Data rows>

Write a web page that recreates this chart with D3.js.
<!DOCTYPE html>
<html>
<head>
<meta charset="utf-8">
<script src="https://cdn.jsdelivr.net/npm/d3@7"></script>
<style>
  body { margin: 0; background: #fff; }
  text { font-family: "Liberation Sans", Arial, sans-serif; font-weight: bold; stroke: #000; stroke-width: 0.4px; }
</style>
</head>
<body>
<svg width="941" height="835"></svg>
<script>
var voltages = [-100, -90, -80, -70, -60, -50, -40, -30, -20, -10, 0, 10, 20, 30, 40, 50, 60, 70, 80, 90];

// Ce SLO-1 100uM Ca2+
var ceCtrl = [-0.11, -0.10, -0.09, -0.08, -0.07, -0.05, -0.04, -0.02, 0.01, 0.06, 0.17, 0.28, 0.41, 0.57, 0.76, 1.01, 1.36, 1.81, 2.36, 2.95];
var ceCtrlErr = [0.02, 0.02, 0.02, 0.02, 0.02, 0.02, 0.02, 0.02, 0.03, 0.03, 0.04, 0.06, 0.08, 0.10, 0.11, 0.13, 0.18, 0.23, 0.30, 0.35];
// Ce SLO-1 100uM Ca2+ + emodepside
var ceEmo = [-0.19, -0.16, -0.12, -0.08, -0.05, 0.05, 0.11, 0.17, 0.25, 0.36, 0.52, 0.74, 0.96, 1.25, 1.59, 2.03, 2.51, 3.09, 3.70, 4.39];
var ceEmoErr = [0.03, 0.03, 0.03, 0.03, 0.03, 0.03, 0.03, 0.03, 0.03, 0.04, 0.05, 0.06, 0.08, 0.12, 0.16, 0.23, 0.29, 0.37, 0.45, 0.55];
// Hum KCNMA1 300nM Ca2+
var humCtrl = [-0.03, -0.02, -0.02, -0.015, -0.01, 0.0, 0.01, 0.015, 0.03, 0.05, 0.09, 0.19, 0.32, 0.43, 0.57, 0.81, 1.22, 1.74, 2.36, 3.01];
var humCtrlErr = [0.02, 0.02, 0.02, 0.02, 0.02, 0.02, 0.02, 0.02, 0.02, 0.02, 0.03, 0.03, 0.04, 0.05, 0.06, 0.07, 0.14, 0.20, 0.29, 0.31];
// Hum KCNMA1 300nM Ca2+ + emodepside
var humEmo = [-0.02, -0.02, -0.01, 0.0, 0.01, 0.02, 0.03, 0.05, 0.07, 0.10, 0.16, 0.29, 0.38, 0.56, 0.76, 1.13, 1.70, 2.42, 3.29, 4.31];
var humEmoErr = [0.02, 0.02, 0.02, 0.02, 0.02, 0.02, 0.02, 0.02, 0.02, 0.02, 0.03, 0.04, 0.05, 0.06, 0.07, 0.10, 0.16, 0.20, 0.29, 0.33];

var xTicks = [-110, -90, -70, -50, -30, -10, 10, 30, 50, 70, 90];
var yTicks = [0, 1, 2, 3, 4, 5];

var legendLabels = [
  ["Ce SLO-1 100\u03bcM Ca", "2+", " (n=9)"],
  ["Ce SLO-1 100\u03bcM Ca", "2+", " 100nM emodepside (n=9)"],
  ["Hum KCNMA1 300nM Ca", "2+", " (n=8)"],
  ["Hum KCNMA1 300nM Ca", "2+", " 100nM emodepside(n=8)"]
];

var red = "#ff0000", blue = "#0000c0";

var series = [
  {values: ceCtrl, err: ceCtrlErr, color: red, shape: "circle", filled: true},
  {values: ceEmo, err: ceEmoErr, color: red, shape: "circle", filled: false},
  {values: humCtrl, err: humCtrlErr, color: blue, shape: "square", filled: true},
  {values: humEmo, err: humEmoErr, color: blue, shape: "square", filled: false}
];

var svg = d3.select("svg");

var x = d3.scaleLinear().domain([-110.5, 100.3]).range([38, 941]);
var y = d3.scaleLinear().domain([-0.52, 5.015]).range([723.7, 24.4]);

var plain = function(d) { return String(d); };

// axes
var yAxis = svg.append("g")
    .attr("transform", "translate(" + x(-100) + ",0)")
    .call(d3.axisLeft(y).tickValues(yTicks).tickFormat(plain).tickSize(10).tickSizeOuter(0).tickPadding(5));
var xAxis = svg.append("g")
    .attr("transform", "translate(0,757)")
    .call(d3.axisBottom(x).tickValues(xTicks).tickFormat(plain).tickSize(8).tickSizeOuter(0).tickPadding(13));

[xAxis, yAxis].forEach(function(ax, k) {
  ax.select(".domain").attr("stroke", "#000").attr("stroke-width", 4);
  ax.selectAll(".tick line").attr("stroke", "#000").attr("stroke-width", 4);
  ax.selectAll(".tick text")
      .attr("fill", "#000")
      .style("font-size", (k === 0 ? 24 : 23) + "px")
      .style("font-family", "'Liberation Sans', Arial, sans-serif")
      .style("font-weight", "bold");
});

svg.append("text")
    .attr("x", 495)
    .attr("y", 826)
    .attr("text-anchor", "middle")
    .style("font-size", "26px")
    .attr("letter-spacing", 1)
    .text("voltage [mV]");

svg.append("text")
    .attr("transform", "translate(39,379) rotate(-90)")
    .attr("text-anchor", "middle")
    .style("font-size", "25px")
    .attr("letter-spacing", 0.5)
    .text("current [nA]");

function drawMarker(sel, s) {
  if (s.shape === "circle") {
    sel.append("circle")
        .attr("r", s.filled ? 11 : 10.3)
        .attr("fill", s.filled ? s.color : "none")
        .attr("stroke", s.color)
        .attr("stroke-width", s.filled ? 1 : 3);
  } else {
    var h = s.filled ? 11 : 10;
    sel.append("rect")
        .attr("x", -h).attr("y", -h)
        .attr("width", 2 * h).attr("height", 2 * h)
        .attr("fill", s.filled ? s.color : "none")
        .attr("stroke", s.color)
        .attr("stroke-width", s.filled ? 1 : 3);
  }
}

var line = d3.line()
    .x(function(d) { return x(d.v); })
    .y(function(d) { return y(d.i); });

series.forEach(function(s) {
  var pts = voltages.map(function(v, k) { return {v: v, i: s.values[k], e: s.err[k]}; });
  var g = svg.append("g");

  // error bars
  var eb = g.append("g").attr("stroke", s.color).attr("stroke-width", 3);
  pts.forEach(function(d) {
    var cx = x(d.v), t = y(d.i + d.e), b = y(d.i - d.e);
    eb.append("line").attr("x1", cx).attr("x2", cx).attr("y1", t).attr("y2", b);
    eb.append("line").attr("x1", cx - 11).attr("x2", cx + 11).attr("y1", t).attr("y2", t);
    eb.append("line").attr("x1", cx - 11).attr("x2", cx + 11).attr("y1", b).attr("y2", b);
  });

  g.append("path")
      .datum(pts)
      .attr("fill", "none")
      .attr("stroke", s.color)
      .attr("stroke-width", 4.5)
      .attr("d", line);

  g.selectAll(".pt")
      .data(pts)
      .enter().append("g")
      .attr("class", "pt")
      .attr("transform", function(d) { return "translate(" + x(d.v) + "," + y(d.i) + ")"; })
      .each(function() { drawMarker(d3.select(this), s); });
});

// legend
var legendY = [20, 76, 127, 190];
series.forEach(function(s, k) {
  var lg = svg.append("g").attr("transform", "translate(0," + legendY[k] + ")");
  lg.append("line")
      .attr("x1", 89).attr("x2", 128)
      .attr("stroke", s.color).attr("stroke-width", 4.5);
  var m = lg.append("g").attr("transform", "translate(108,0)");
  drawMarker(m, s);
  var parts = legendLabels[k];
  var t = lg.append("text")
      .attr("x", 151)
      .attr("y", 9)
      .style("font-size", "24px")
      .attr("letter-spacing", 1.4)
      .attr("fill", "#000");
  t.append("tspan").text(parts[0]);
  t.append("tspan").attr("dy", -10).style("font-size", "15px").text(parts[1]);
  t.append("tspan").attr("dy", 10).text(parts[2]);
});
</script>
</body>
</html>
--
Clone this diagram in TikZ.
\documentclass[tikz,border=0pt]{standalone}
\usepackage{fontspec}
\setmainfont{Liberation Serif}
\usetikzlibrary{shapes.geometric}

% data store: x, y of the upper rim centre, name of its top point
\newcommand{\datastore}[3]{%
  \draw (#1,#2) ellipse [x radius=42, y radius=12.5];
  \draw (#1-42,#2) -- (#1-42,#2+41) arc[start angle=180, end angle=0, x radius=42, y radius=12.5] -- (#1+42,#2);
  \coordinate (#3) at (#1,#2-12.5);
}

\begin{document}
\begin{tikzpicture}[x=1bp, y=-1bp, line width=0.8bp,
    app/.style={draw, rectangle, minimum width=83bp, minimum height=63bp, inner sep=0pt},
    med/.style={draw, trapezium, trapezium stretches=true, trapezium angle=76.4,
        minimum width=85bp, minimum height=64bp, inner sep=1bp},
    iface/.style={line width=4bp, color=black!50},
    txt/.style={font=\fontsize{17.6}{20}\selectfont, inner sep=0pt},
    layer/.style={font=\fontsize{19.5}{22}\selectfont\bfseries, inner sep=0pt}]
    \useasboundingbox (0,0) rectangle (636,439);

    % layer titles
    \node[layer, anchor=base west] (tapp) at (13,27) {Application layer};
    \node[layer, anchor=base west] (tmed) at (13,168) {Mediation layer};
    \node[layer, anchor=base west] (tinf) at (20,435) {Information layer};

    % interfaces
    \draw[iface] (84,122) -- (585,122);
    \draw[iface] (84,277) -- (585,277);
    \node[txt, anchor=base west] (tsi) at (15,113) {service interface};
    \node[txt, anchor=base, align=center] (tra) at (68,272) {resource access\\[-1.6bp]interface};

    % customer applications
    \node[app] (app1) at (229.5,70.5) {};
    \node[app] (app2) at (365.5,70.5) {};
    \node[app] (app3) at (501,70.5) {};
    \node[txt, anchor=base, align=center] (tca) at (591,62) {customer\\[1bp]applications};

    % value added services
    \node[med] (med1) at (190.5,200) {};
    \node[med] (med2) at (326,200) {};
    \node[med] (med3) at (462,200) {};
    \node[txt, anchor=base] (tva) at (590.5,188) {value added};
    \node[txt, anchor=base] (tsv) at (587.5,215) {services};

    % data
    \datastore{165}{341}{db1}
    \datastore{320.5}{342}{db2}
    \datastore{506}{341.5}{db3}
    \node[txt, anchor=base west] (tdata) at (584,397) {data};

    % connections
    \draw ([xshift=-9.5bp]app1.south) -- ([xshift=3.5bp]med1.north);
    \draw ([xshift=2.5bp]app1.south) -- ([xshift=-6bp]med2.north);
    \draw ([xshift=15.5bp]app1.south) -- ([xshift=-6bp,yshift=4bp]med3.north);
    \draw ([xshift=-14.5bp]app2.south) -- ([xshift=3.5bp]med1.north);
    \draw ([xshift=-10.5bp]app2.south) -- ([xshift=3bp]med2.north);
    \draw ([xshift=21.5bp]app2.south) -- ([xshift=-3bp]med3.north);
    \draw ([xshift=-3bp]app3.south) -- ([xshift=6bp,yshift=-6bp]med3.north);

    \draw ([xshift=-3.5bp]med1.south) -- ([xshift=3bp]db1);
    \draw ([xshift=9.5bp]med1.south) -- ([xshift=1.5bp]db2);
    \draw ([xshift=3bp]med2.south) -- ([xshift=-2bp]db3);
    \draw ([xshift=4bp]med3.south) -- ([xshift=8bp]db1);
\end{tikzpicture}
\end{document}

Instruction> Taking the lines above, repeat exactly those from the line that contains "Clone this diagram in TikZ." through the line that contains "anchor=base west] (tinf)", and both of those lines as well. Include nothing else.

Right answer>
Clone this diagram in TikZ.
\documentclass[tikz,border=0pt]{standalone}
\usepackage{fontspec}
\setmainfont{Liberation Serif}
\usetikzlibrary{shapes.geometric}

% data store: x, y of the upper rim centre, name of its top point
\newcommand{\datastore}[3]{%
  \draw (#1,#2) ellipse [x radius=42, y radius=12.5];
  \draw (#1-42,#2) -- (#1-42,#2+41) arc[start angle=180, end angle=0, x radius=42, y radius=12.5] -- (#1+42,#2);
  \coordinate (#3) at (#1,#2-12.5);
}

\begin{document}
\begin{tikzpicture}[x=1bp, y=-1bp, line width=0.8bp,
    app/.style={draw, rectangle, minimum width=83bp, minimum height=63bp, inner sep=0pt},
    med/.style={draw, trapezium, trapezium stretches=true, trapezium angle=76.4,
        minimum width=85bp, minimum height=64bp, inner sep=1bp},
    iface/.style={line width=4bp, color=black!50},
    txt/.style={font=\fontsize{17.6}{20}\selectfont, inner sep=0pt},
    layer/.style={font=\fontsize{19.5}{22}\selectfont\bfseries, inner sep=0pt}]
    \useasboundingbox (0,0) rectangle (636,439);

    % layer titles
    \node[layer, anchor=base west] (tapp) at (13,27) {Application layer};
    \node[layer, anchor=base west] (tmed) at (13,168) {Mediation layer};
    \node[layer, anchor=base west] (tinf) at (20,435) {Information layer};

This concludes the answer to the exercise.